→ **WRITTEN REQUEST**: Will you output all of the data below exactly, omitting the images?

──────

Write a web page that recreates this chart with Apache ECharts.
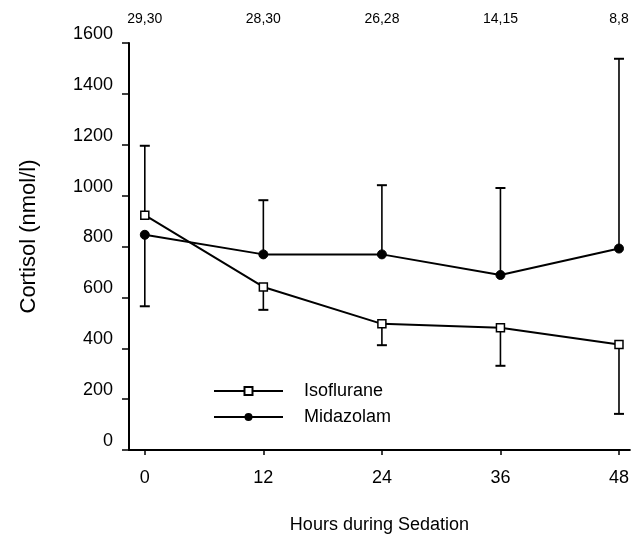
<!DOCTYPE html>
<html>
<head>
<meta charset="utf-8">
<script src="https://cdn.jsdelivr.net/npm/echarts@6/dist/echarts.min.js"></script>
<style>
  html, body { margin: 0; padding: 0; background: #fff; }
  #chart { width: 632px; height: 539px; }
</style>
</head>
<body>
<div id="chart"></div>
<script>
// hours during sedation
const hours = [0, 12, 24, 36, 48];
// mean cortisol (nmol/l)
const isoflurane = [923, 641, 496, 481, 415];
const midazolam = [846, 769, 769, 688, 792];
// error bar ends (one-sided)
const isoErrEnd = [1196, 551, 412, 331, 142];
const midErrEnd = [565, 982, 1041, 1030, 1538];
// patient numbers shown above each time point
const nLabels = ["29,30", "28,30", "26,28", "14,15", "8,8"];

const font = "Liberation Sans";

const errData = (means, ends) => hours.map((h, i) => [h, means[i], ends[i]]);

const renderErr = (params, api) => {
  const p0 = api.coord([api.value(0), api.value(1)]);
  const p1 = api.coord([api.value(0), api.value(2)]);
  const w = 5;
  return {
    type: "group",
    children: [
      { type: "line", shape: { x1: p0[0], y1: p0[1], x2: p1[0], y2: p1[1] }, style: { stroke: "#000", lineWidth: 1.6 } },
      { type: "line", shape: { x1: p1[0] - w, y1: p1[1], x2: p1[0] + w, y2: p1[1] }, style: { stroke: "#000", lineWidth: 2 } }
    ]
  };
};

const chart = echarts.init(document.getElementById("chart"));

const option = {
  animation: false,
  backgroundColor: "#fff",
  grid: { left: 129, right: 2, top: 43, bottom: 80 },
  legend: {
    orient: "vertical",
    left: 208,
    top: 377,
    itemWidth: 69,
    itemHeight: 10,
    itemGap: 8,
    textStyle: { fontFamily: font, fontSize: 18, color: "#000", padding: [0, 0, 0, 16] },
    data: ["Isoflurane", "Midazolam"]
  },
  xAxis: [
    {
      type: "value",
      min: -1.6,
      max: 49.1,
      name: "Hours during Sedation",
      nameLocation: "middle",
      nameGap: 66,
      nameTextStyle: { fontFamily: font, fontSize: 18, color: "#000" },
      axisLine: { lineStyle: { color: "#000", width: 2 } },
      axisTick: { show: true, length: 5, customValues: hours, lineStyle: { color: "#000", width: 1.5 } },
      axisLabel: { customValues: hours, margin: 19, fontFamily: font, fontSize: 18, color: "#000" },
      splitLine: { show: false }
    },
    {
      type: "value",
      position: "top",
      min: -1.6,
      max: 49.1,
      axisLine: { show: false },
      axisTick: { show: false },
      axisLabel: {
        customValues: hours,
        margin: 17,
        fontFamily: font,
        fontSize: 14,
        color: "#000",
        formatter: (v) => nLabels[hours.indexOf(v)]
      },
      splitLine: { show: false }
    }
  ],
  yAxis: {
    type: "value",
    min: 0,
    max: 1600,
    interval: 200,
    name: "Cortisol (nmol/l)",
    nameLocation: "middle",
    nameGap: 89,
    nameTextStyle: { fontFamily: font, fontSize: 22, color: "#000", padding: [0, 0, 0, 20] },
    axisLine: { show: true, onZero: false, lineStyle: { color: "#000", width: 2 } },
    axisTick: { show: true, length: 7, lineStyle: { color: "#000", width: 1.5 } },
    axisLabel: {
      margin: 16,
      verticalAlign: "bottom",
      fontFamily: font,
      fontSize: 18,
      color: "#000",
      formatter: (v) => String(v)
    },
    splitLine: { show: false }
  },
  series: [
    {
      name: "isoErr",
      type: "custom",
      renderItem: renderErr,
      data: errData(isoflurane, isoErrEnd),
      z: 1,
      silent: true
    },
    {
      name: "midErr",
      type: "custom",
      renderItem: renderErr,
      data: errData(midazolam, midErrEnd),
      z: 1,
      silent: true
    },
    {
      name: "Isoflurane",
      type: "line",
      data: hours.map((h, i) => [h, isoflurane[i]]),
      symbol: "rect",
      symbolSize: 8,
      showAllSymbol: true,
      lineStyle: { color: "#000", width: 2 },
      itemStyle: { color: "#fff", borderColor: "#000", borderWidth: 1.5 },
      z: 3
    },
    {
      name: "Midazolam",
      type: "line",
      data: hours.map((h, i) => [h, midazolam[i]]),
      symbol: "circle",
      symbolSize: 9,
      showAllSymbol: true,
      lineStyle: { color: "#000", width: 2 },
      itemStyle: { color: "#000", borderColor: "#000" },
      z: 3
    }
  ]
};

chart.setOption(option);
</script>
</body>
</html>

──────

→ **RESPONSE FOR THIS EXERCISE**:
Write a web page that recreates this chart with Apache ECharts.
<!DOCTYPE html>
<html>
<head>
<meta charset="utf-8">
<script src="https://cdn.jsdelivr.net/npm/echarts@6/dist/echarts.min.js"></script>
<style>
  html, body { margin: 0; padding: 0; background: #fff; }
  #chart { width: 632px; height: 539px; }
</style>
</head>
<body>
<div id="chart"></div>
<script>
// hours during sedation
const hours = [0, 12, 24, 36, 48];
// mean cortisol (nmol/l)
const isoflurane = [923, 641, 496, 481, 415];
const midazolam = [846, 769, 769, 688, 792];
// error bar ends (one-sided)
const isoErrEnd = [1196, 551, 412, 331, 142];
const midErrEnd = [565, 982, 1041, 1030, 1538];
// patient numbers shown above each time point
const nLabels = ["29,30", "28,30", "26,28", "14,15", "8,8"];

const font = "Liberation Sans";

const errData = (means, ends) => hours.map((h, i) => [h, means[i], ends[i]]);

const renderErr = (params, api) => {
  const p0 = api.coord([api.value(0), api.value(1)]);
  const p1 = api.coord([api.value(0), api.value(2)]);
  const w = 5;
  return {
    type: "group",
    children: [
      { type: "line", shape: { x1: p0[0], y1: p0[1], x2: p1[0], y2: p1[1] }, style: { stroke: "#000", lineWidth: 1.6 } },
      { type: "line", shape: { x1: p1[0] - w, y1: p1[1], x2: p1[0] + w, y2: p1[1] }, style: { stroke: "#000", lineWidth: 2 } }
    ]
  };
};

const chart = echarts.init(document.getElementById("chart"));

const option = {
  animation: false,
  backgroundColor: "#fff",
  grid: { left: 129, right: 2, top: 43, bottom: 80 },
  legend: {
    orient: "vertical",
    left: 208,
    top: 377,
    itemWidth: 69,
    itemHeight: 10,
    itemGap: 8,
    textStyle: { fontFamily: font, fontSize: 18, color: "#000", padding: [0, 0, 0, 16] },
    data: ["Isoflurane", "Midazolam"]
  },
  xAxis: [
    {
      type: "value",
      min: -1.6,
      max: 49.1,
      name: "Hours during Sedation",
      nameLocation: "middle",
      nameGap: 66,
      nameTextStyle: { fontFamily: font, fontSize: 18, color: "#000" },
      axisLine: { lineStyle: { color: "#000", width: 2 } },
      axisTick: { show: true, length: 5, customValues: hours, lineStyle: { color: "#000", width: 1.5 } },
      axisLabel: { customValues: hours, margin: 19, fontFamily: font, fontSize: 18, color: "#000" },
      splitLine: { show: false }
    },
    {
      type: "value",
      position: "top",
      min: -1.6,
      max: 49.1,
      axisLine: { show: false },
      axisTick: { show: false },
      axisLabel: {
        customValues: hours,
        margin: 17,
        fontFamily: font,
        fontSize: 14,
        color: "#000",
        formatter: (v) => nLabels[hours.indexOf(v)]
      },
      splitLine: { show: false }
    }
  ],
  yAxis: {
    type: "value",
    min: 0,
    max: 1600,
    interval: 200,
    name: "Cortisol (nmol/l)",
    nameLocation: "middle",
    nameGap: 89,
    nameTextStyle: { fontFamily: font, fontSize: 22, color: "#000", padding: [0, 0, 0, 20] },
    axisLine: { show: true, onZero: false, lineStyle: { color: "#000", width: 2 } },
    axisTick: { show: true, length: 7, lineStyle: { color: "#000", width: 1.5 } },
    axisLabel: {
      margin: 16,
      verticalAlign: "bottom",
      fontFamily: font,
      fontSize: 18,
      color: "#000",
      formatter: (v) => String(v)
    },
    splitLine: { show: false }
  },
  series: [
    {
      name: "isoErr",
      type: "custom",
      renderItem: renderErr,
      data: errData(isoflurane, isoErrEnd),
      z: 1,
      silent: true
    },
    {
      name: "midErr",
      type: "custom",
      renderItem: renderErr,
      data: errData(midazolam, midErrEnd),
      z: 1,
      silent: true
    },
    {
      name: "Isoflurane",
      type: "line",
      data: hours.map((h, i) => [h, isoflurane[i]]),
      symbol: "rect",
      symbolSize: 8,
      showAllSymbol: true,
      lineStyle: { color: "#000", width: 2 },
      itemStyle: { color: "#fff", borderColor: "#000", borderWidth: 1.5 },
      z: 3
    },
    {
      name: "Midazolam",
      type: "line",
      data: hours.map((h, i) => [h, midazolam[i]]),
      symbol: "circle",
      symbolSize: 9,
      showAllSymbol: true,
      lineStyle: { color: "#000", width: 2 },
      itemStyle: { color: "#000", borderColor: "#000" },
      z: 3
    }
  ]
};

chart.setOption(option);
</script>
</body>
</html>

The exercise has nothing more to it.